Madison's loyal fans have spent the last few days calling me an ignorant and cruel monster for taking Madison to task, but what about the actual victim, Madison's baby?

This issue is also about consent.  The baby is not consenting to being used as a marketing gimmick for her mother's porn persona.  There is a huge difference between consenting adults engaging in exhibitionism, and forcing creepy, pedophile-courting public voyeurism on a non-consenting baby.  I am an exhibitionist myself, but I would never drag anyone into my kinks who isn't consenting to be a part of a scene.  For all anyone knows, Madison's kid will be traumatized by her upbringing in public, and end up feeling extremely violated by the sexual attention Madison subjected her to as a child.  Would you have wanted your mother breast feeding you for attention from horny adults, and for evidence of that to be online and linked to you forever?

I am against people using their children as props to serve an agenda.  Madison's use of her daughter to push her politics is no different than when anti-abortion protesters or the Westboro Baptist Church uses their own unwitting small children as props.  Kids aren't political tools to leverage for shock value, they're actual human beings who will one day be adults with their own set of opinions.  To assume that Madison's baby will grow up and be thrilled that her mother used her to get attention for her porn persona is offensive and sad to me.  Several have pointed out that I'm "no different," since I tweet photos of my cat.  But, here's the key nuance they can't grasp: my cat will never be a sentient adult human with his own beliefs and a non-interest in being caught up in my pervy internet trail.

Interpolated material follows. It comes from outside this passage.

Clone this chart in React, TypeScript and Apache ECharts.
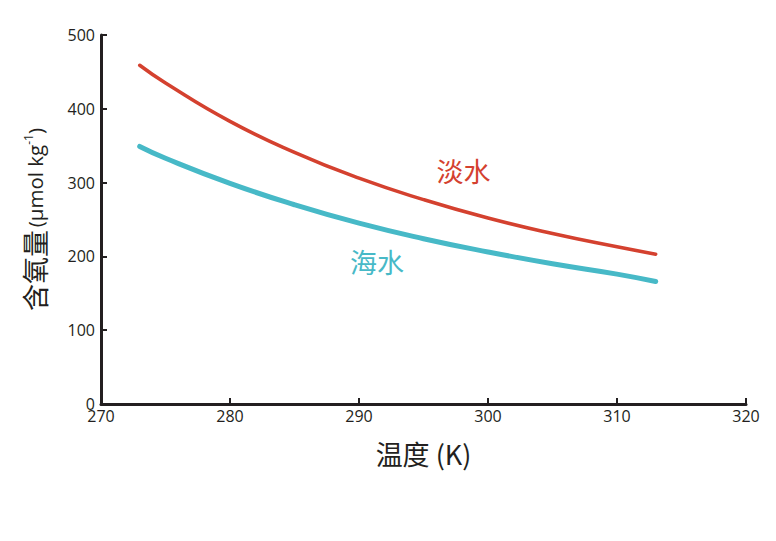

The sexy mommy mob doesn't like these "anti-sex worker" and "sexist" arguments, so they've turned it into a matter of rebutting things I never said.

I never said that no woman should be allowed to breast feed.  I am not against breast feeding in public or private, I am against doing it in sexualized contexts.  I would feel the same way if someone whipped out a baby at a swinger's club, so it's not just about the internet or porn.

I never said that sex workers (or kinksters) should not be allowed to have children, or that mothers can't be sexy.  I have a number of kinky and sex working friends who are parents, and I know some sexy moms.  They, however, possess good sense and boundaries and don't force their offspring to be a part of their exhibitionism and work.  The kinky and sex working parents I know create separation between their lives, they definitely don't seek to combine them at every turn to prove how transgressive they can be.  Not because my friends are prudes, but because they understand that it's deeply inappropriate to mix small children and horny adults.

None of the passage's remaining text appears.